Van de tien belangrijkste exportproducten van Nederlandse makelij was alleen bij aardgas de toegevoegde waarde in 2018 lager dan in 2015. Vier jaar geleden stond aardgas nog op de tweede plaats. Aardgas leverde de Nederlandse export in 2018 ruim 2 miljard minder op en is qua verdiensten nu het vierde exportproduct. Bij machines en onderdelen groeide de toegevoegde waarde ten opzichte van 2015 het meest, met bijna 4 miljard. Metaal en metaalproducten, hoogwaardige kunststoffen, zuivel en voedingsbereidingen staan nu hoger in de rangschikking dan in 2015.
Verdiensten export voeding en dranken bij elkaar ruim 25 miljard euro
Exportgoederen zijn ondergebracht in verschillende goederengroepen. Die zijn weer gerangschikt in zeven hoofdcategorieën. Volgens die indeling verdient Nederland het meest aan de export van voeding en dranken, net iets meer dan aan machines en apparaten. De goederencategorie voeding en dranken omvat vlees, zuivel en voedingsbereidingen, die alle drie afzonderlijk in de lijst staan met best verdienende exportproducten. Maar ook groenten, cacaoproducten, dranken (zoals bier) en bereidingen van groente en fruit maken hiervan deel uit.

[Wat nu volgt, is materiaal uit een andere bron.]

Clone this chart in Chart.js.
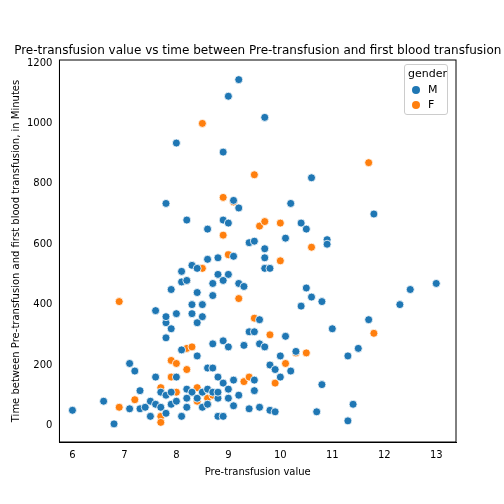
<!DOCTYPE html>
<html>
<head>
<meta charset="utf-8">
<script src="https://cdn.jsdelivr.net/npm/chart.js@4"></script>
<style>
  body { margin: 0; background: #fff; }
  #wrap { position: relative; width: 504px; height: 504px; }
  #legend { position: absolute; left: 404px; top: 64px; width: 44px; border: 1px solid #ccc; border-radius: 3px;
    background: rgba(255,255,255,0.8); font: 11px "DejaVu Sans", sans-serif; padding: 2px 3px; box-sizing: border-box; }
  #legend .t { text-align: center; margin-bottom: 2px; }
  #legend .r { display: flex; align-items: center; height: 15px; }
  #legend .d { width: 8px; height: 8px; border-radius: 50%; margin: 0 8px 0 4px; }
</style>
</head>
<body>
<div id="wrap">
  <canvas id="myChart" width="504" height="504"></canvas>
  <div id="legend">
    <div class="t">gender</div>
    <div class="r"><span class="d" style="background:#1f77b4"></span>M</div>
    <div class="r"><span class="d" style="background:#ff7f0e"></span>F</div>
  </div>
</div>
<script>
// pre-transfusion value / minutes, split by gender
const maleX = [6.0,6.6,6.8,7.1,7.2,7.1,7.3,7.3,7.4,7.5,7.5,7.6,7.6,7.6,7.7,7.7,7.8,7.8,7.8,7.8,7.8,7.8,7.9,7.9,7.9,7.9,8.0,8.0,8.0,8.0,8.1,8.1,8.1,8.1,8.2,8.2,8.2,8.2,8.3,8.3,8.3,8.3,8.4,8.4,8.4,8.4,8.4,8.5,8.5,8.5,8.6,8.6,8.6,8.6,8.7,8.7,8.7,8.7,8.7,8.8,8.8,8.8,8.8,8.8,8.9,8.9,8.9,8.9,8.9,8.9,9.0,9.0,9.0,9.0,9.0,9.1,9.1,9.1,9.1,9.2,9.2,9.2,9.2,9.3,9.3,9.4,9.4,9.4,9.5,9.5,9.5,9.5,9.6,9.6,9.6,9.7,9.7,9.7,9.7,9.7,9.8,9.8,9.8,9.9,9.9,10.0,10.0,10.1,10.1,10.2,10.2,10.3,10.4,10.4,10.5,10.5,10.6,10.6,10.7,10.8,10.8,10.9,10.9,11.0,11.3,11.3,11.4,11.5,11.7,11.8,12.3,12.5,13.0,8.2,8.5,8.8,9.0,8.6]
const maleY = [50,80,5,205,180,55,115,55,60,80,30,70,160,380,110,60,735,340,360,290,40,100,450,320,110,70,935,370,160,80,510,475,250,30,680,480,120,60,370,530,110,400,520,440,340,230,90,360,400,110,550,650,190,120,470,430,190,110,270,555,500,160,30,90,905,680,480,280,140,30,1090,670,500,260,90,745,560,150,65,1145,720,470,100,460,265,310,605,55,610,310,150,115,350,270,60,1020,585,555,520,260,200,520,50,45,185,230,160,620,295,735,180,245,670,395,650,455,820,425,45,410,135,615,600,320,230,15,70,255,350,700,400,450,470,90,60,110,120,70]
const femaleX = [6.9,6.9,7.2,7.7,7.7,7.7,7.9,7.9,8.0,8.0,8.2,8.2,8.2,8.3,8.4,8.4,8.5,8.5,8.6,8.6,8.7,8.9,8.9,9.0,9.1,9.2,9.3,9.4,9.5,9.5,9.6,9.7,9.8,9.8,9.9,10.0,10.0,10.1,10.3,10.5,10.6,11.7,11.8]
const femaleY = [410,60,85,125,30,10,215,160,205,110,480,255,185,260,80,125,1000,520,90,70,100,755,630,565,740,420,145,160,830,355,660,675,300,200,140,670,545,205,240,240,590,870,305]
const xTicks = [6,7,8,9,10,11,12,13]
const yTicks = [0,200,400,600,800,1000,1200]

const toPoints = (xs, ys) => xs.map((x, i) => ({ x: x, y: ys[i] }))
const font = { family: 'DejaVu Sans', size: 10 }

// title centred on the plot area, allowed to run off the canvas like the original
const titlePlugin = {
    id: 'plotTitle',
    afterDraw: (chart) => {
        const { ctx, chartArea } = chart
        ctx.save()
        ctx.font = '12px "DejaVu Sans"'
        ctx.fillStyle = '#000'
        ctx.textAlign = 'center'
        ctx.textBaseline = 'bottom'
        ctx.fillText('Pre-transfusion value vs time between Pre-transfusion and first blood transfusion',
            (chartArea.left + chartArea.right) / 2, chartArea.top - 3)
        ctx.restore()
    }
}

new Chart(document.getElementById('myChart'), {
    type: 'scatter',
    data: {
        datasets: [
            { label: 'M', data: toPoints(maleX, maleY), backgroundColor: '#1f77b4', borderColor: '#fff', borderWidth: 0.8, pointRadius: 4 },
            { label: 'F', data: toPoints(femaleX, femaleY), backgroundColor: '#ff7f0e', borderColor: '#fff', borderWidth: 0.8, pointRadius: 4 },
        ]
    },
    options: {
        responsive: false,
        animation: false,
        layout: { padding: { left: 8, right: 48, top: 60, bottom: 24 } },
        plugins: { legend: { display: false }, tooltip: { enabled: false } },
        scales: {
            x: {
                type: 'linear', min: 5.75, max: 13.38,
                afterBuildTicks: (axis) => { axis.ticks = xTicks.map(v => ({ value: v })) },
                ticks: { color: '#000', font: font, callback: v => String(v) },
                grid: { display: false, drawTicks: true, tickLength: 4, tickColor: '#000' },
                border: { color: '#000' },
                title: { display: true, text: 'Pre-transfusion value', color: '#000', font: font, padding: 2 }
            },
            y: {
                type: 'linear', min: -55, max: 1210,
                afterBuildTicks: (axis) => { axis.ticks = yTicks.map(v => ({ value: v })) },
                ticks: { color: '#000', font: font, callback: v => String(v) },
                grid: { display: false, drawTicks: true, tickLength: 4, tickColor: '#000' },
                border: { color: '#000' },
                title: { display: true, text: 'Time between Pre-transfusion and first blood transfusion, in Minutes', color: '#000', font: font, padding: 2 }
            }
        }
    },
    plugins: [titlePlugin, {
        id: 'frame',
        afterDraw: (chart) => {
            const { ctx, chartArea: a } = chart
            ctx.save()
            ctx.strokeStyle = '#000'
            ctx.lineWidth = 1
            ctx.strokeRect(a.left, a.top, a.right - a.left, a.bottom - a.top)
            ctx.restore()
        }
    }]
})
</script>
</body>
</html>
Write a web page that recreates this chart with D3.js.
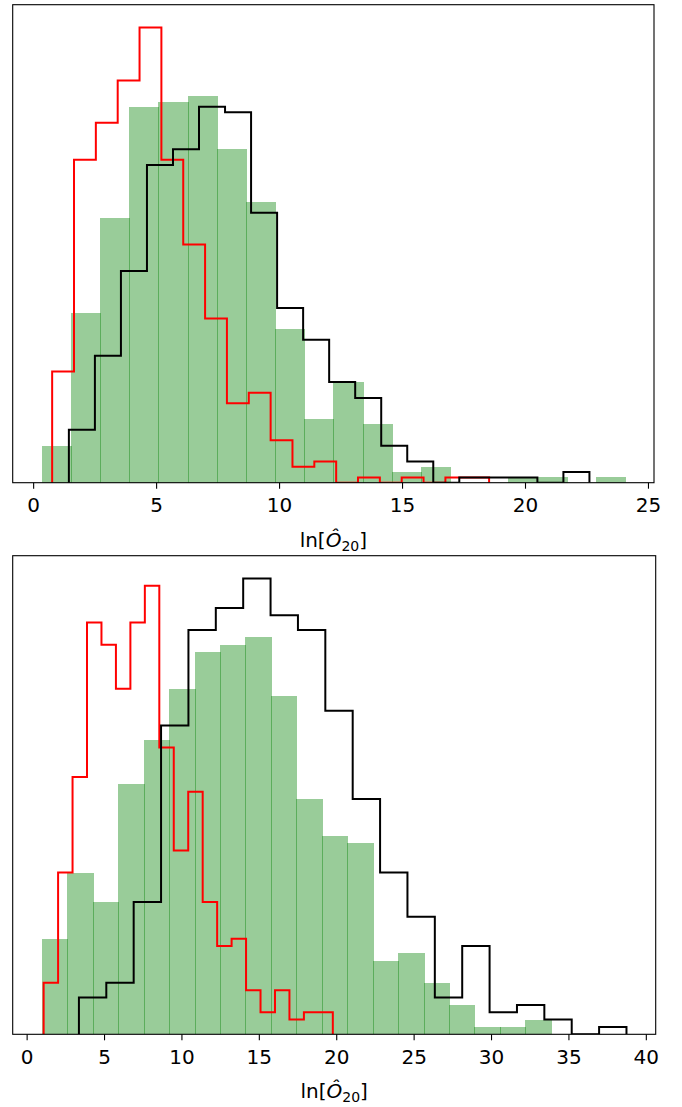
<!DOCTYPE html>
<html>
<head>
<meta charset="utf-8">
<script src="https://cdn.jsdelivr.net/npm/d3@7"></script>
<style>
  html, body { margin: 0; padding: 0; background: #fff; }
  svg { display: block; }
  text { font-family: "DejaVu Sans", sans-serif; }
</style>
</head>
<body>
<svg id="chart" width="682" height="1107"></svg>
<script>
const WIDTH = 682;
const HEIGHT = 1107;

// counts per bin (20 bins each)
const topGreen = [7, 32, 50, 71, 72, 73, 63, 53, 29, 12, 19, 11, 2, 3, 0, 0, 1, 1, 0, 1];
const topRed = [21, 61, 68, 76, 86, 61, 45, 31, 15, 17, 8, 3, 4, 0, 1, 0, 1, 0, 1, 1];
const topBlack = [10, 24, 40, 60, 63, 71, 70, 51, 33, 27, 19, 16, 7, 4, 0, 1, 1, 1, 0, 2];

const bottomGreen = [13, 22, 18, 34, 40, 47, 52, 53, 54, 46, 32, 27, 26, 10, 11, 7, 4, 1, 1, 2];
const bottomRed = [7, 22, 35, 56, 53, 47, 56, 61, 39, 25, 33, 18, 12, 13, 6, 3, 6, 2, 3, 3];
const bottomBlack = [5, 7, 18, 42, 55, 58, 62, 57, 55, 44, 32, 22, 16, 5, 12, 3, 4, 2, 0, 1];

// [first edge, last edge] of each histogram
const topGreenRange = [0.354, 24.06];
const topRedRange = [0.773, 18.54];
const topBlackRange = [1.453, 22.62];
const bottomGreenRange = [0.988, 33.86];
const bottomRedRange = [1.098, 19.78];
const bottomBlackRange = [3.378, 38.75];

const topTicks = [0, 5, 10, 15, 20, 25];
const bottomTicks = [0, 5, 10, 15, 20, 25, 30, 35, 40];

const svg = d3.select("#chart");

const edgesOf = (range, n) =>
  d3.range(n + 1).map(i => range[0] + (range[1] - range[0]) * i / n);

function panel(id, box, series, ticks) {
  const allEdges = series.flatMap(s => s.range);
  const lo = d3.min(allEdges), hi = d3.max(allEdges);
  const pad = (hi - lo) * 0.05;
  const maxCount = d3.max(series.flatMap(s => s.counts));

  const x = d3.scaleLinear()
    .domain([lo - pad, hi + pad])
    .range([box.left, box.right]);
  const y = d3.scaleLinear()
    .domain([0, maxCount * 1.05])
    .range([box.bottom, box.top]);

  svg.append("clipPath")
    .attr("id", id)
    .append("rect")
    .attr("x", box.left)
    .attr("y", box.top)
    .attr("width", box.right - box.left)
    .attr("height", box.bottom - box.top);

  const g = svg.append("g").attr("clip-path", `url(#${id})`);

  series.forEach(s => {
    const edges = edgesOf(s.range, s.counts.length);
    if (s.type === "bar") {
      // filled bars, overlapping by one pixel like the agg renderer
      g.append("g")
        .attr("fill", s.color)
        .attr("fill-opacity", 0.4)
        .attr("shape-rendering", "crispEdges")
        .selectAll("rect")
        .data(s.counts.map((c, i) => ({ c, x0: edges[i], x1: edges[i + 1] })).filter(d => d.c > 0))
        .join("rect")
        .attr("x", d => Math.round(x(d.x0)))
        .attr("width", d => Math.round(x(d.x1)) - Math.round(x(d.x0)) + 1)
        .attr("y", d => Math.round(y(d.c)))
        .attr("height", d => Math.round(y(0)) - Math.round(y(d.c)));
    } else {
      const pts = [[edges[0], 0]];
      s.counts.forEach((c, i) => {
        pts.push([edges[i], c]);
        pts.push([edges[i + 1], c]);
      });
      pts.push([edges[edges.length - 1], 0]);
      g.append("path")
        .datum(pts)
        .attr("fill", "none")
        .attr("stroke", s.color)
        .attr("stroke-width", 2)
        .attr("stroke-linejoin", "miter")
        .attr("d", d3.line().x(d => x(d[0])).y(d => y(d[1])));
    }
  });

  // frame
  svg.append("rect")
    .attr("x", box.left)
    .attr("y", box.top)
    .attr("width", box.right - box.left)
    .attr("height", box.bottom - box.top)
    .attr("fill", "none")
    .attr("stroke", "#000")
    .attr("stroke-width", 1.1);

  const ax = svg.append("g")
    .attr("transform", `translate(0,${box.bottom})`)
    .call(d3.axisBottom(x).tickValues(ticks).tickSize(6).tickPadding(9.5).tickFormat(d3.format("d")));
  ax.select(".domain").remove();
  ax.selectAll(".tick line").attr("stroke", "#000").attr("stroke-width", 1.1);
  ax.selectAll(".tick text")
    .attr("fill", "#000")
    .attr("font-size", 20)
    .attr("font-family", "DejaVu Sans");

  // x label: ln[Ô_20]
  const label = svg.append("text")
    .attr("x", (box.left + box.right) / 2)
    .attr("y", box.bottom + 64)
    .attr("text-anchor", "middle")
    .attr("font-size", 20)
    .attr("fill", "#000");
  label.append("tspan").text("ln[");
  label.append("tspan").attr("font-style", "italic").text("Ô");
  label.append("tspan").attr("font-size", 14).attr("dy", 4).text("20");
  label.append("tspan").attr("dy", -4).text("]");
}

panel("clip-top",
  { left: 12.7, right: 654, top: 4.7, bottom: 482.7 },
  [
    { type: "bar", color: "green", counts: topGreen, range: topGreenRange },
    { type: "step", color: "red", counts: topRed, range: topRedRange },
    { type: "step", color: "black", counts: topBlack, range: topBlackRange }
  ],
  topTicks);

panel("clip-bottom",
  { left: 12.7, right: 655.7, top: 555.7, bottom: 1034.3 },
  [
    { type: "bar", color: "green", counts: bottomGreen, range: bottomGreenRange },
    { type: "step", color: "red", counts: bottomRed, range: bottomRedRange },
    { type: "step", color: "black", counts: bottomBlack, range: bottomBlackRange }
  ],
  bottomTicks);
</script>
</body>
</html>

Ook op het niveau van goederencategorieën verdiende Nederland in 2018 meer aan alle onderscheiden groepen dan in 2015, behalve aan minerale brandstoffen. Dat laatste is vooral toe te schrijven aan de verminderde toegevoegde waarde van de aardgasexport.2
Exportverdiensten per euro Nederlands product gedaald
Gemiddeld verdient Nederland op elke euro Nederlandse makelij die wordt geëxporteerd 51 eurocent. Dat is minder dan in 2015 (53 eurocent). Dat betekent dat er per euro export 2 eurocent meer import van goederen of diensten nodig is dan in 2015.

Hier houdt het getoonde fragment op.